Nonetheless, Capt James Hind, the son of a saddler, no doubt had a greater understanding for those less endowed financially, and he duly became a bit of a latter-day Robin Hood. The author admirably presents James Hind, the young man born in a Cotswold township of Chipping Norton, as a true gentleman Royalist rogue. For throughout his quest to relieve supporters of the ruling Parliamentarian cause of gold, silver and any item of substantial value, Capt J. Hind never killed a soul, albeit he humiliated and ridiculed one or two.

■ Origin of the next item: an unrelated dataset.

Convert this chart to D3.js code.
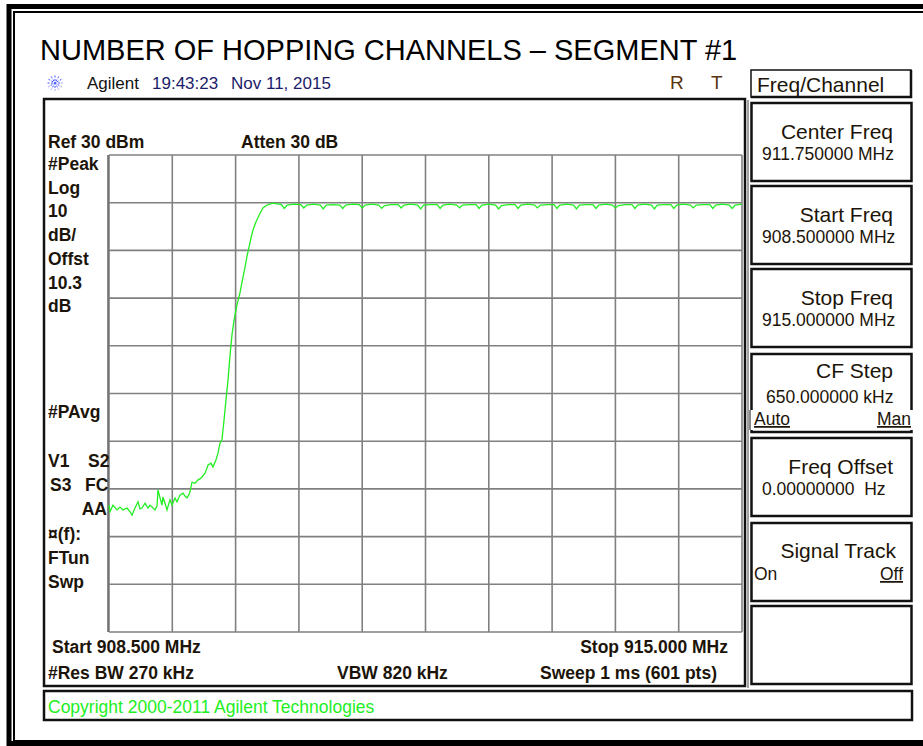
<!DOCTYPE html>
<html lang="en">
<head>
<meta charset="UTF-8">
<title>Number of Hopping Channels - Segment #1</title>
<script src="https://cdnjs.cloudflare.com/ajax/libs/d3/7.8.5/d3.min.js"></script>
<style>
    body { margin: 0; background: #fff; }
    svg { display: block; font-family: Arial, "Liberation Sans", sans-serif; }
</style>
</head>
<body>
<svg id="chart" width="923" height="746"></svg>
<script>
    // Analyzer settings
    const startMHz = 908.5;
    const stopMHz = 915.0;
    const refLevel = 30;      // dBm, top of screen
    const dbPerDiv = 10;
    const divisions = 10;

    // Trace: [MHz, dBm]
    const noiseFloor = [
        [908.500, -43.4], [908.510, -44.8], [908.541, -43.4], [908.582, -44.4], [908.613, -43.8],
        [908.644, -44.4], [908.685, -44.0], [908.716, -44.8], [908.736, -45.5], [908.767, -44.0],
        [908.798, -42.7], [908.818, -44.2], [908.839, -44.0], [908.870, -43.0], [908.900, -44.0],
        [908.921, -43.4], [908.942, -43.8], [908.972, -44.4], [908.993, -43.6], [909.003, -40.2],
        [909.024, -41.9], [909.044, -43.4], [909.054, -41.7], [909.075, -43.0], [909.096, -44.4],
        [909.126, -42.3], [909.147, -43.4], [909.178, -41.9], [909.198, -42.7], [909.229, -41.3],
        [909.260, -40.9], [909.280, -41.5], [909.301, -41.9], [909.322, -41.1], [909.332, -40.6]
    ];
    const rampUp = [
        [909.352, -38.6], [909.383, -38.8], [909.414, -38.1], [909.434, -37.9], [909.455, -37.5],
        [909.486, -36.7], [909.517, -35.0], [909.547, -34.6], [909.568, -35.4], [909.599, -33.9],
        [909.619, -32.5], [909.640, -30.4], [909.660, -29.7], [909.681, -25.6], [909.701, -21.4],
        [909.722, -17.2], [909.743, -11.9], [909.763, -7.7], [909.784, -4.6], [909.814, -1.4],
        [909.845, 1.1], [909.876, 4.4], [909.897, 6.5], [909.917, 8.8], [909.938, 10.7],
        [909.958, 12.6], [909.979, 14.3], [910.010, 16.0], [910.051, 17.8], [910.081, 18.9],
        [910.123, 19.5], [910.153, 19.7], [910.184, 19.9]
    ];
    const plateau = [
        [910.27, 19.6], [910.30, 18.8], [910.33, 19.5], [910.40, 19.7],
        [910.47, 19.6], [910.50, 18.9], [910.53, 19.5], [910.60, 19.7],
        [910.67, 19.5], [910.70, 18.7], [910.73, 19.5], [910.80, 19.6],
        [910.87, 19.5], [910.90, 18.8], [910.93, 19.5], [911.00, 19.7],
        [911.07, 19.6], [911.10, 18.9], [911.13, 19.5], [911.20, 19.7],
        [911.27, 19.5], [911.30, 18.8], [911.33, 19.4], [911.40, 19.6],
        [911.47, 19.6], [911.50, 18.9], [911.53, 19.5], [911.60, 19.7],
        [911.67, 19.5], [911.70, 18.7], [911.73, 19.5], [911.80, 19.6],
        [911.87, 19.6], [911.90, 18.8], [911.93, 19.5], [912.00, 19.7],
        [912.07, 19.5], [912.10, 18.9], [912.13, 19.5], [912.20, 19.6],
        [912.27, 19.6], [912.30, 18.8], [912.33, 19.5], [912.40, 19.7],
        [912.47, 19.5], [912.50, 18.7], [912.53, 19.4], [912.60, 19.6],
        [912.67, 19.6], [912.70, 18.8], [912.73, 19.5], [912.80, 19.7],
        [912.87, 19.5], [912.90, 18.9], [912.93, 19.5], [913.00, 19.6],
        [913.07, 19.6], [913.10, 18.8], [913.13, 19.5], [913.20, 19.7],
        [913.27, 19.5], [913.30, 18.7], [913.33, 19.5], [913.40, 19.6],
        [913.47, 19.6], [913.50, 18.8], [913.53, 19.5], [913.60, 19.7],
        [913.67, 19.5], [913.70, 18.9], [913.73, 19.4], [913.80, 19.6],
        [913.87, 19.6], [913.90, 18.8], [913.93, 19.5], [914.00, 19.7],
        [914.07, 19.5], [914.10, 18.7], [914.13, 19.5], [914.20, 19.6],
        [914.27, 19.6], [914.30, 18.8], [914.33, 19.5], [914.40, 19.7],
        [914.47, 19.5], [914.50, 18.9], [914.53, 19.5], [914.60, 19.6],
        [914.67, 19.6], [914.70, 18.8], [914.73, 19.5], [914.80, 19.7],
        [914.87, 19.5], [914.90, 18.8], [914.93, 19.5], [915.00, 19.7]
    ];

    // Screen annotations
    const leftLabels = ["#Peak", "Log", "10", "dB/", "Offst", "10.3", "dB"];
    const statusLabels = ["¤(f):", "FTun", "Swp"];
    const softKeys = [
        { title: "Center Freq", value: "911.750000 MHz" },
        { title: "Start Freq", value: "908.500000 MHz" },
        { title: "Stop Freq", value: "915.000000 MHz" },
        { title: "CF Step", value: "650.000000 kHz", left: "Auto", right: "Man" },
        { title: "Freq Offset", value: "0.00000000  Hz" },
        { title: "Signal Track", left: "On", right: "Off" },
        { title: "" }
    ];

    const svg = d3.select("#chart");
    const ink = "#1c1408";

    function txt(x, y, s, opt = {}) {
        return svg.append("text")
            .attr("x", x).attr("y", y)
            .attr("font-size", opt.size || 17)
            .attr("font-weight", opt.bold ? "bold" : "normal")
            .attr("text-anchor", opt.anchor || "start")
            .attr("fill", opt.fill || ink)
            .attr("xml:space", "preserve")
            .text(s);
    }

    // outer frame (runs off the right edge)
    svg.append("rect").attr("x", 9).attr("y", 6.5).attr("width", 930).attr("height", 737)
        .attr("fill", "none").attr("stroke", "#000").attr("stroke-width", 5);
    svg.append("rect").attr("x", 14).attr("y", 12).attr("width", 920).attr("height", 729)
        .attr("fill", "none").attr("stroke", "#000").attr("stroke-width", 2);

    txt(40, 60, "NUMBER OF HOPPING CHANNELS \u2013 SEGMENT #1", { size: 29, fill: "#000" });

    // Agilent logo
    const logo = svg.append("g").attr("transform", "translate(55,83)")
        .attr("stroke", "#4455ff").attr("stroke-width", 1).attr("stroke-dasharray", "2,1.5");
    d3.range(0, 180, 30).forEach(a => {
        const r = 7.5, t = a * Math.PI / 180;
        logo.append("line")
            .attr("x1", -r * Math.cos(t)).attr("y1", -r * Math.sin(t))
            .attr("x2", r * Math.cos(t)).attr("y2", r * Math.sin(t));
    });
    txt(87, 89, "Agilent", { size: 17, fill: "#111" });
    txt(152, 89, "19:43:23", { size: 17, fill: "#1c1c6a" });
    txt(231, 89, "Nov 11, 2015", { size: 17, fill: "#1c1c6a" });
    txt(670, 89, "R", { size: 19, fill: "#5c3310" });
    txt(711, 89, "T", { size: 19, fill: "#5c3310" });

    // main display panel
    svg.append("rect").attr("x", 44).attr("y", 99).attr("width", 701).attr("height", 587)
        .attr("fill", "none").attr("stroke", "#111").attr("stroke-width", 2.5);

    const x = d3.scaleLinear().domain([startMHz, stopMHz]).range([109, 742]);
    const y = d3.scaleLinear().domain([refLevel - dbPerDiv * divisions, refLevel]).range([632, 155]);

    const grid = svg.append("g").attr("stroke", "#808080").attr("stroke-width", 1.6);
    const step = (stopMHz - startMHz) / divisions;
    d3.range(divisions + 1).forEach(i => {
        const f = startMHz + i * step;
        grid.append("line").attr("x1", x(f)).attr("x2", x(f)).attr("y1", y.range()[1]).attr("y2", y.range()[0]);
        const l = refLevel - i * dbPerDiv;
        grid.append("line").attr("y1", y(l)).attr("y2", y(l)).attr("x1", x.range()[0]).attr("x2", x.range()[1]);
    });
    svg.append("line").attr("x1", x.range()[0] - 1).attr("x2", x.range()[0] - 1)
        .attr("y1", y.range()[1]).attr("y2", y.range()[0]).attr("stroke", "#666").attr("stroke-width", 1.5);

    const trace = noiseFloor.concat(rampUp, plateau);
    const line = d3.line().x(d => x(d[0])).y(d => y(d[1]));
    svg.append("path").datum(trace).attr("d", line)
        .attr("fill", "none").attr("stroke", "#22ee22").attr("stroke-width", 1.3);

    // annotations inside the panel
    txt(48, 148, "Ref 30 dBm", { bold: true, size: 17.5 });
    txt(241, 148, "Atten 30 dB", { bold: true, size: 17.5 });
    leftLabels.forEach((s, i) => txt(48, 170 + i * 23.7, s, { bold: true, size: 17.5 }));
    txt(48, 418, "#PAvg", { bold: true, size: 17.5 });
    txt(48, 467, "V1", { bold: true, size: 17.5 });
    txt(88, 467, "S2", { bold: true, size: 17.5 });
    txt(50, 491, "S3", { bold: true, size: 17.5 });
    txt(85, 491, "FC", { bold: true, size: 17.5 });
    txt(107, 515, "AA", { bold: true, size: 17.5, anchor: "end" });
    statusLabels.forEach((s, i) => txt(48, 540 + i * 24, s, { bold: true, size: 17.5 }));

    txt(52, 653, "Start 908.500 MHz", { bold: true, size: 17.5 });
    txt(728, 653, "Stop 915.000 MHz", { bold: true, size: 17.5, anchor: "end" });
    txt(48, 679, "#Res BW 270 kHz", { bold: true, size: 17.5 });
    txt(337, 679, "VBW 820 kHz", { bold: true, size: 17.5 });
    txt(717, 679, "Sweep 1 ms (601 pts)", { bold: true, size: 17.5, anchor: "end" });

    // footer
    svg.append("rect").attr("x", 44).attr("y", 691).attr("width", 868).attr("height", 29)
        .attr("fill", "none").attr("stroke", "#111").attr("stroke-width", 2.5);
    txt(48, 713, "Copyright 2000-2011 Agilent Technologies", { size: 17.5, fill: "#22ee22" });

    // soft keys
    svg.append("rect").attr("x", 751).attr("y", 70).attr("width", 160).attr("height", 27)
        .attr("fill", "none").attr("stroke", "#111").attr("stroke-width", 1.5);
    svg.append("path").attr("d", "M911,70 V97 H751").attr("fill", "none")
        .attr("stroke", "#111").attr("stroke-width", 2.5);
    txt(757, 92, "Freq/Channel", { size: 21, fill: ink });
    svg.append("line").attr("x1", 748).attr("x2", 748).attr("y1", 100).attr("y2", 688)
        .attr("stroke", "#444").attr("stroke-width", 1);

    const keyTops = [102, 185, 268, 353, 437, 522, 605];
    softKeys.forEach((k, i) => {
        const top = keyTops[i];
        svg.append("rect").attr("x", 751.5).attr("y", top + 1).attr("width", 160).attr("height", 78)
            .attr("fill", "none").attr("stroke", "#111").attr("stroke-width", 2.5);
        if (!k.title) return;
        const tb = k.value && !k.left ? 37 : (k.left && !k.value ? 36 : 25);
        txt(k.title === "Signal Track" ? 896 : 893, top + tb, k.title, { size: 21, anchor: "end" });
        if (k.value) {
            const vb = k.left ? 50 : 58;
            txt(k.left ? 766 : 762, top + vb, k.value, { size: 17.5 });
        }
        if (k.left) {
            const rowY = k.value ? top + 72 : top + 58;
            if (k.value) {
                svg.append("rect").attr("x", 750).attr("y", rowY - 15).attr("width", 164).attr("height", 20)
                    .attr("fill", "#fff");
                svg.append("line").attr("x1", 750).attr("x2", 750).attr("y1", rowY - 15).attr("y2", rowY + 5)
                    .attr("stroke", "#111").attr("stroke-width", 1);
            }
            txt(754, rowY, k.left, { size: 17.5 }).attr("text-decoration", k.value ? "underline" : "none");
            txt(k.value ? 911 : 903, rowY, k.right, { size: 17.5, anchor: "end" }).attr("text-decoration", "underline");
        }
    });
</script>
</body>
</html>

On the other hand, Capt Zachary Howard (Royalist), once a man of considerable means amounting to an estate that averaged an income of 1,400 pounds a year in Gloucester, is sorely vexed at having had his property sequestered by Parliament. He therefore determines to not only enact revenge against the regicides for the death of his king, he’s equally determined to exact personal scores against those whom stole his property and lands for self or as payment in kind to other Parliamentarian officers. It could be said Howard had a far larger axe to grind against the Parliamentarian generals than did Capt James Hind. Indeed, Capt Zachary Howard not only committed foul deeds he carried out a most heinous sexual crime, one that would eventually bring about his downfall in the very same year Capt James Hind was betrayed and taken into custody. That part of their stories I shall leave the author to enlighten upon at a later date— no doubt within a follow-up novel!